Stored records:
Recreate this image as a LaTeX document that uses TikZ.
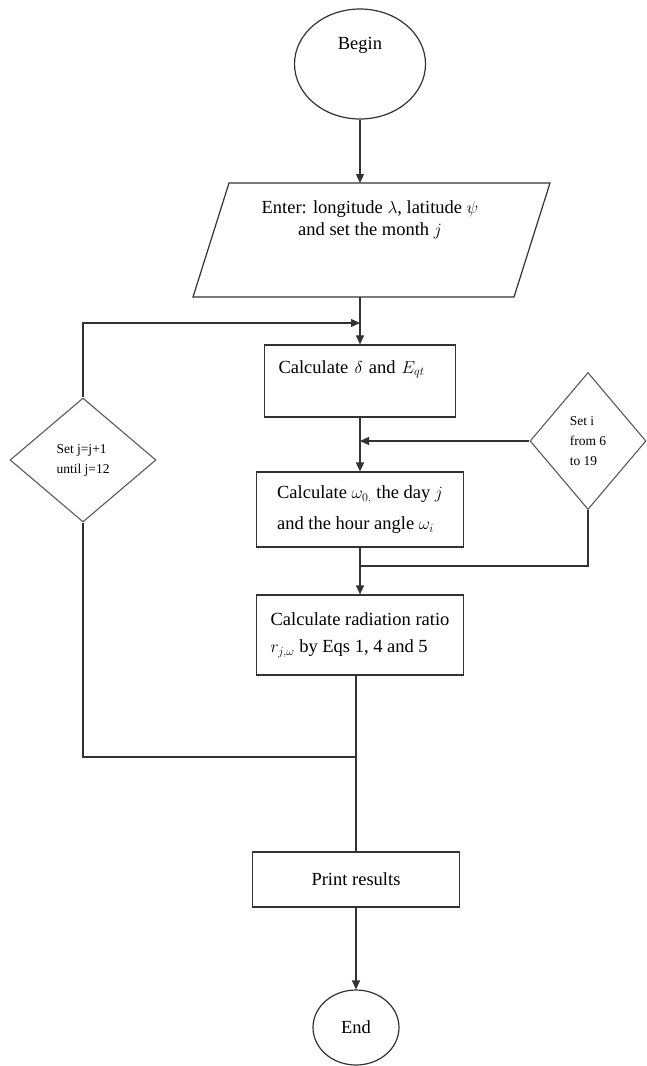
\documentclass[tikz,border=0pt]{standalone}
\usepackage{fontspec}
\setmainfont{Liberation Serif}
\usetikzlibrary{shapes.geometric,arrows.meta}

\begin{document}
\begin{tikzpicture}[x=1pt, y=-1pt,
  every node/.style={font=\fontsize{18.5}{22}\selectfont},
  term/.style={ellipse, draw=black!80, line width=1.2pt, inner sep=0pt},
  proc/.style={rectangle, draw=black!80, line width=1.2pt, align=left, inner sep=0pt},
  cond/.style={diamond, draw=black!65, line width=1.1pt, inner sep=0pt, align=left,
    font=\fontsize{13.5}{20}\selectfont},
  flow/.style={line width=1.2pt, black!80},
  arr/.style={flow, -{Triangle[length=9pt, width=8pt]}}]
  \useasboundingbox (0,0) rectangle (646,1066);
  % start and input
  \node[term, minimum width=131pt, minimum height=110pt] (begin) at (360,64) {};
  \node (begintxt) at (360,45) {Begin};
  \draw[flow] (193,297) -- (229,183) -- (550,183) -- (514,297) -- cycle;
  \node[align=center] (input) at (370,220) {Enter: longitude $\lambda$, latitude $\psi$\\and set the month $j$};
  \coordinate (inN) at (360,183);
  \coordinate (inS) at (360,297);
  % process boxes
  \node[proc, text width=163pt, inner xsep=14pt, minimum height=72pt] (calc1) at (360,381)
    {Calculate $\delta$ and $E_{qt}$\\ \strut};
  \node[proc, minimum width=207pt, minimum height=75pt] (calc2) at (360,509.5)
    {Calculate $\omega_{0,}$ the day $j$\\[9pt]and the hour angle $\omega_i$};
  \node[proc, minimum width=207pt, minimum height=80pt] (calc3) at (360,635)
    {Calculate radiation ratio\\[5pt]$r_{j,\omega}$ by Eqs 1, 4 and 5};
  \node[proc, minimum width=207pt, minimum height=55pt] (print) at (356,879.5) {Print results};
  \node[term, minimum width=86pt, minimum height=75pt] (end) at (356,1027.5) {End};
  % loop tests
  \node[cond, minimum width=146pt, minimum height=124pt] (condj) at (83,460) {Set j=j+1\\until j=12};
  \node[cond, minimum width=116pt, minimum height=137pt] (condi) at (588,441) {Set i\\from 6\\to 19};
  \coordinate (jtop) at (360,323);
  \coordinate (ijoin) at (360,441);
  \coordinate (imerge) at (360,566);
  \coordinate (jmerge) at (356,757);
  % connectors
  \draw[arr] (begin) -- (inN);
  \draw[arr] (inS) -- (calc1);
  \draw[arr] (condj) |- (jtop);
  \draw[arr] (calc1) -- (calc2);
  \draw[arr] (condi) -- (ijoin);
  \draw[arr] (calc2) -- (calc3);
  \draw[flow] (condi) |- (imerge);
  \draw[flow] (calc3.south -| print) -- (print);
  \draw[flow] (condj) |- (jmerge);
  \draw[arr] (print) -- (end);
\end{tikzpicture}
\end{document}
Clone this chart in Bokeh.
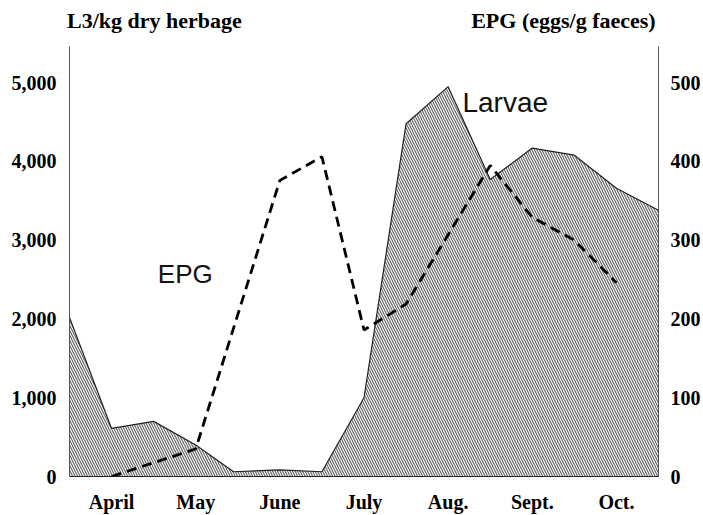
from bokeh.plotting import figure
from bokeh.models import Range1d, LinearAxis, FixedTicker, NumeralTickFormatter, Label
from bokeh.embed import file_html
from bokeh.resources import INLINE

# ---- data ----
months = ["April", "May", "June", "July", "Aug.", "Sept.", "Oct."]
month_pos = [4, 5, 6, 7, 8, 9, 10]

larvae_x = [3.5, 4.0, 4.5, 5.0, 5.45, 6.0, 6.5, 7.0, 7.5, 8.0, 8.5, 9.0, 9.5, 10.0, 10.5]
larvae_y = [2020, 610, 700, 400, 60, 85, 60, 1000, 4480, 4950, 3770, 4170, 4080, 3660, 3380]

epg_x = [4.0, 5.0, 6.0, 6.5, 7.0, 7.5, 8.5, 9.0, 9.5, 10.0]
epg_y = [0, 35, 376, 406, 186, 219, 395, 329, 300, 246]

left_ticks = [0, 1000, 2000, 3000, 4000, 5000]
right_ticks = [0, 100, 200, 300, 400, 500]

titles = ["L3/kg dry herbage", "EPG (eggs/g faeces)"]
title_pos = [4.51, 9.37]

SERIF = "Liberation Serif"
SANS = "Liberation Sans"

p = figure(width=703, height=515,
           x_range=Range1d(3.5, 10.5), y_range=Range1d(0, 5460),
           output_backend="svg", toolbar_location=None,
           min_border_left=69, min_border_right=42,
           min_border_top=46, min_border_bottom=32)
p.outline_line_color = None
p.grid.visible = False
p.background_fill_color = "white"
p.border_fill_color = "white"

p.extra_y_ranges = {"epg": Range1d(0, 546)}

# larvae hatched area
p.varea(x=larvae_x, y1=0, y2=larvae_y, fill_color="white",
        hatch_pattern="left_diagonal_line", hatch_scale=5,
        hatch_weight=1.2, hatch_color="#666666")
p.line(larvae_x, larvae_y, line_color="#222222", line_width=1.2)

# EPG dashed line
p.line(epg_x, epg_y, y_range_name="epg", line_color="black",
       line_width=2.8, line_dash="10 6")


def style_axis(ax, size, standoff):
    ax.major_tick_line_color = None
    ax.minor_tick_line_color = None
    ax.major_label_standoff = standoff
    ax.major_label_text_font = SERIF
    ax.major_label_text_font_style = "bold"
    ax.major_label_text_font_size = size
    ax.major_label_text_color = "black"


# left axis
la = p.yaxis[0]
la.ticker = FixedTicker(ticks=left_ticks)
la.formatter = NumeralTickFormatter(format="0,0")
la.axis_line_color = "#555555"
style_axis(la, "20px", 7)

# right axis
ra = LinearAxis(y_range_name="epg", ticker=FixedTicker(ticks=right_ticks))
ra.axis_line_color = "#555555"
style_axis(ra, "20px", 6)
p.add_layout(ra, "right")

# bottom axis with month names
ba = p.xaxis[0]
ba.ticker = FixedTicker(ticks=month_pos)
ba.major_label_overrides = {pos: m for pos, m in zip(month_pos, months)}
ba.axis_line_color = "#222222"
style_axis(ba, "20px", 8)

# top axis used for the two axis titles
ta = LinearAxis(ticker=FixedTicker(ticks=title_pos))
ta.major_label_overrides = {pos: t for pos, t in zip(title_pos, titles)}
ta.axis_line_color = None
style_axis(ta, "22px", 8)
p.add_layout(ta, "above")

# series labels
p.add_layout(Label(x=4.55, y=2575, text="EPG", text_align="left",
                   text_baseline="alphabetic", text_font=SANS,
                   text_font_size="26px", text_color="#111111"))
p.add_layout(Label(x=8.17, y=4750, text="Larvae", text_align="left",
                   text_baseline="alphabetic", text_font=SANS,
                   text_font_size="28px", text_color="#111111"))

open("out.html", "w").write(file_html(p, INLINE))
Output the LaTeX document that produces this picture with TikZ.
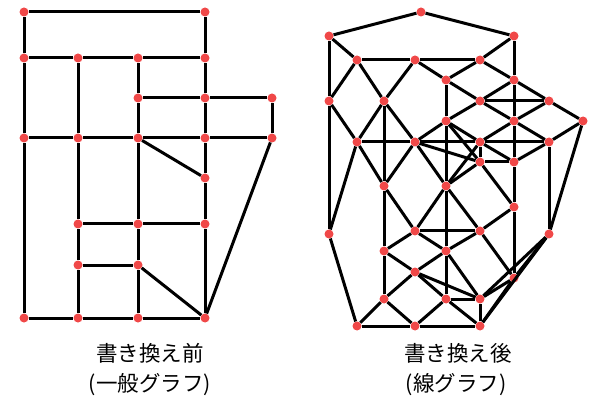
\documentclass[tikz,border=0pt]{standalone}
\usepackage{fontspec}
\newfontfamily\cjk{Noto Sans CJK JP}
\definecolor{dotred}{RGB}{240,72,72}
\begin{document}
\begin{tikzpicture}[x=1pt,y=-1pt,
  vtx/.style={circle,fill=dotred,draw=none,inner sep=0pt,minimum size=9pt},
  edge/.style={line width=3pt,black},
  lbl/.style={font=\cjk\fontsize{21.5}{25}\selectfont,inner sep=0pt,anchor=center}]
\useasboundingbox (0,0) rectangle (589,398);
% ---------- left graph ----------
\foreach \n/\x/\y in {a/24/12,b/205/12,
  c1/24/58,c2/78/58,c3/138/58,c4/205/58,
  d3/138/98,d4/205/98,d5/272/98,
  f1/24/138,f2/78/138,f3/138/138,f4/205/138,f5/272/138,
  g4/205/178,
  h2/78/224,h3/138/224,h4/205/224,
  i2/78/265,i3/138/265,
  j1/24/318,j2/78/318,j3/138/318,j4/205/318}
  \node[vtx] (\n) at (\x,\y) {};
\foreach \u/\v in {a/b,a/c1,b/c4,c1/c2,c2/c3,c3/c4,c1/f1,f1/j1,c2/f2,f2/h2,h2/i2,i2/j2,
  c3/d3,d3/f3,f3/h3,h3/i3,i3/j3,c4/d4,d4/f4,f4/g4,g4/h4,h4/j4,d3/d4,d4/d5,d5/f5,
  f1/f2,f2/f3,f3/f4,f4/f5,f3/g4,h2/h3,h3/h4,i2/i3,i3/j4,f5/j4,j1/j2,j2/j3,j3/j4}
  \draw[edge] (\u) -- (\v);
% ---------- right graph (line graph) ----------
\foreach \n/\x/\y in {1/421/12,2/329/36,3/514/36,4/357/60,5/415/60,6/480/60,
  7/329/101,8/329/234,9/384/101,10/384/186,11/384/251,12/384/299,
  13/446/80,14/446/121,15/446/186,16/446/251,17/446/299,
  18/514/80,19/514/121,20/514/162,21/514/207,22/514/278,
  23/480/101,24/549/101,25/583/121,
  26/357/142,27/415/142,28/480/142,29/549/142,30/480/162,
  31/415/231,32/480/231,33/415/272,34/480/299,35/549/234,
  36/357/326,37/415/326,38/480/326}
  \node[vtx] (e\n) at (\x,\y) {};
\foreach \u/\v in {1/2,1/3,
  2/4,2/7,4/7,
  4/5,4/9,5/9,
  5/6,5/13,6/13,
  3/6,3/18,6/18,
  13/14,13/23,14/23,
  18/19,18/23,18/24,19/23,19/24,23/24,
  24/25,
  7/8,7/26,8/26,
  9/10,9/26,9/27,10/26,10/27,26/27,
  14/15,14/27,14/28,14/30,15/27,15/28,15/30,27/28,27/30,28/30,
  19/20,19/28,19/29,20/28,20/29,28/29,
  25/29,25/35,29/35,
  20/21,20/30,21/30,
  10/11,10/31,11/31,
  15/16,15/31,15/32,16/31,16/32,31/32,
  21/22,21/32,22/32,
  11/12,11/33,12/33,
  16/17,16/33,16/34,17/33,17/34,33/34,
  8/36,
  12/36,12/37,36/37,
  17/37,17/38,37/38,
  22/34,22/35,22/38,34/35,34/38,35/38}
  \draw[edge] (e\u) -- (e\v);
% ---------- labels ----------
\node[lbl] (t1) at (150,353) {書き換え前};
\node[lbl] (t2) at (150,385) {(一般グラフ)};
\node[lbl] (t3) at (458,353) {書き換え後};
\node[lbl] (t4) at (456,385) {(線グラフ)};
\end{tikzpicture}
\end{document}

Written problem: Pick out and copy the lines of the material that include the word "this".

Reply:
Recreate this image as a LaTeX document that uses TikZ.
Clone this chart in Bokeh.
Output the LaTeX document that produces this picture with TikZ.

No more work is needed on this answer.